「聖女の降臨」 (Seijo no Kourin)
“Holy Woman’s Advent”
Ever wanted to know how to count in German, but didn’t know how? Well now you can, with Yuuichi as your tutor!
Of course, you’ll never get past four, but sometimes, it’s more about the eye candy and a little less about the content. And if there’s anything Hiiro no Kakera has a surplus of, it’s pretty visuals. I don’t mean just the guys – the backgrounds are lush with color and I really love the autumn shades they use on the fields and some of the mountain scenery. The show is at its prettiest during the afterschool moments, when the art for the background accentuates the languid mood. It elevates the scene in an understated way, and the scenes of Tamaki walking home with the quartet definitely would not look the same without the visuals backing it. It really adds to the moment, and compounded with the rapport the characters share on-screen, the whole thing feels authentic, and I cannot get enough of it.
The chemistry between the characters is really something and their interactions always bring a smile to my face because it’s so easy-going and familiar. Tamaki has really integrated herself into the group in a manner that doesn’t seem forced, and it’s telling that none of them truly over-emphasize her role as the Tamayori Princess. She wants to get to know her guardians on a personal level – who they are as people, not by the roles that define them. The scenes with Tamaki leading the 20 Questions was a delight to watch, and boy did I get a laugh out of some of the answers. It showcases what the show does well: integrating expository elements into the flow of the dialogue. It’s a huge pet peeve of mine when shows lay out the story in the simplest terms and reveal all key character/plot information in neatly packaged dialogue, replete with ten minutes worth of info-dump in case viewers didn’t get it the first time. Sometimes it’s necessary, but most of the time it’s just poor story-telling.
Tamaki’s “What’s your hobby?” definitely isn’t the subtlest way to reveal character info, so why am I praising it? Because it isn’t forced. It’s not a desire that she was forced to have because the producers deemed it necessary for the viewers to get to know the characters better. Instead, it’s a genuine curiosity that stems from her own desire, her declaration just moments before when she tells the guys she wants to know them better. To put it simply, I feel like she’s speaking to Takuma, Yuuichi, Mahiro and Shinji instead of me. It’s that sort of authenticity that engages viewers, and it’s a sign of some pretty solid story-telling. Plot and character exposition should not feel like an info-dump, and in Hiiro no Kakera it all feels natural.
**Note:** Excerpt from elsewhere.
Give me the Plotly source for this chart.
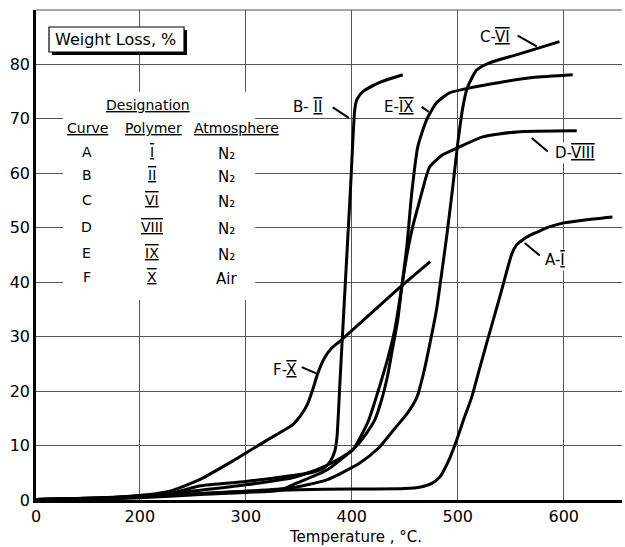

Transitions from light-hearted moments to serious moments don’t feel as natural as the exposition, but Studio DEEN is still handling it pretty well. Another weakness Hiiro no Kakera has is in some of its animation – everything certainly looks pretty, but some distant shots reveal some sloppy – or at the very least lazy – facial animations, and some darker scenes present such a disparity between the characters and the background that it looks like the characters were pasted on top of a completed background (similar to how manga artists paste on characters against a CG background). The color the animators are using to outline the characters do not help either; while it works very well with the reddish backgrounds, it just does not blend with the darker backgrounds. These are just some seriously minor complaints though and hey, they gave me some nice action sequences in my shoujo anime, so who am I to complain? The villains all get proper introductions this time around, although it feels a little superfluous to have them re-introduced in such a grand manner when they’d already done that last week. It’s a minor complaint, and the conflict has me sufficiently interested to make me want to see the villains more often – especially Vier, because her and Fiona? Shady. Real shady. The man at the end (Nagano Yoshikazu) – who was introduced in the first episode but never formally given a name – is pretty shady, too, and there’s no way to discern whose side he is on based on that phone call. There’s also some foreshadowing going on with Shinji, although it might just be a red herring to throw viewers off. In any case, it’s a complication that I welcome since a double agent in the form of an adorable shota is an element of mystery I never really expected, and I have to say… mystery on top of what you’ve given me already? Studio DEEN, you spoil me.
The Preview Guy was Suguru this week, and finally, he gets some screen time! All the youngsters are running circles around the poor guy! He’s not my favorite, but come on – ossans need some love, too.